The greatest wildlife photographers possess three secret weapons: patience, determination, and camouflage (and shiny expensive gear, of course). German nature photographer Ingo Arndt employs all three during shooting assignments. He will sometimes spend weeks lying in wait to get the shot that he wants—and his amazing work ethic shows in his photographs.
In the video below, Arndt discusses the challenges and joys of wildlife photography and his continual quest to set his work apart:
Arndt spent a lot of his childhood immersed in nature, learning how to shadow animals and how to best conceal himself in order to observe them. These experiences made wildlife photography an easy career move when the time came for decision-making and they also taught Arndt to appreciate the beauty and majesty of even the smallest creatures.
“Everything has a new story to tell,” said Arndt. “It doesn’t always have to be the elephant or the grizzly. It could also be an ant or a butterfly. There are so many fascinating things to discover, especially at the macro level — that’s where you’ll often see something new and surprising.”

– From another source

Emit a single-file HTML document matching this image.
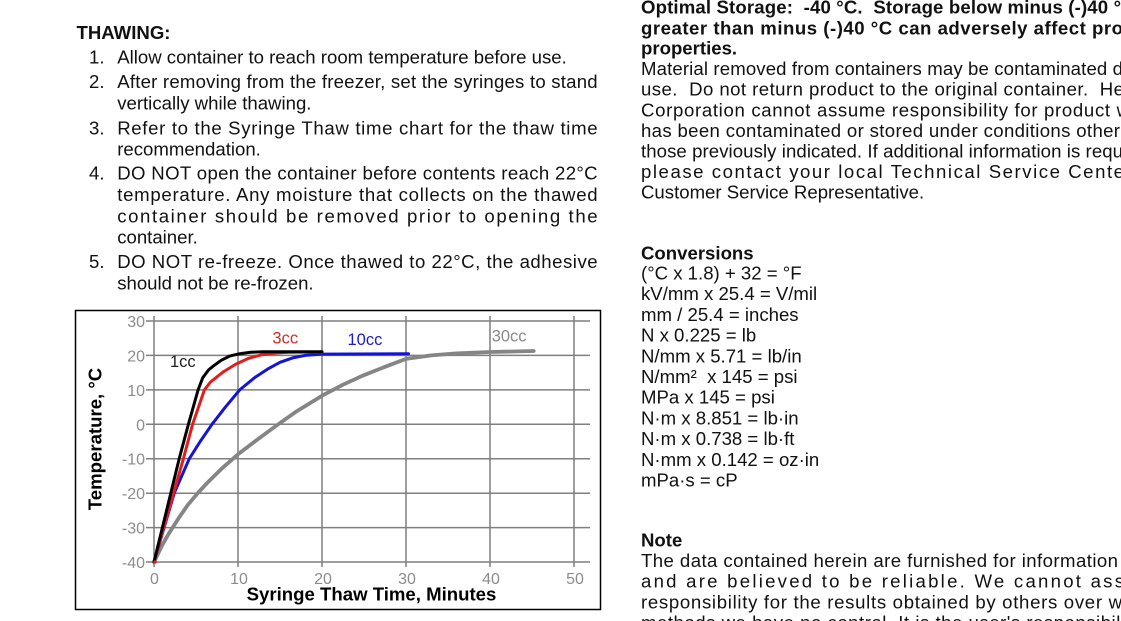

While spotlighting lesser known creatures and animal-related phenomenon is certainly one way to set one’s work apart, Arndt also spends a great amount of his energy finding unique ways to photograph higher profile creatures, such as grizzlies. In a recent project on Alaska’s grizzlies, Arndt designed a remote control camera vehicle capable of withstanding bears’ exploratory bullying to capture close-up footage of the furry giants.
“The challenge was coming up with something new and different. Bears are beautiful and everyone likes them, so they’re popular with photographers, and every wildlife photographer dreams of shooting a grizzly. There are tons of good pictures out there and I had to top them.”
Arndt is a Canon shooter and nearly always relies on a tripod to stabilize his shots. When he’s able to creep close to less-dangerous species, he uses his Canon EF 70-200mm f/2.8L IS USM, but the majority of his long range images (that means big beasties) are captured with the Canon EF 500mm f/4L IS USM, often accompanied by a Canon EF 1.4x III Telephoto Extender.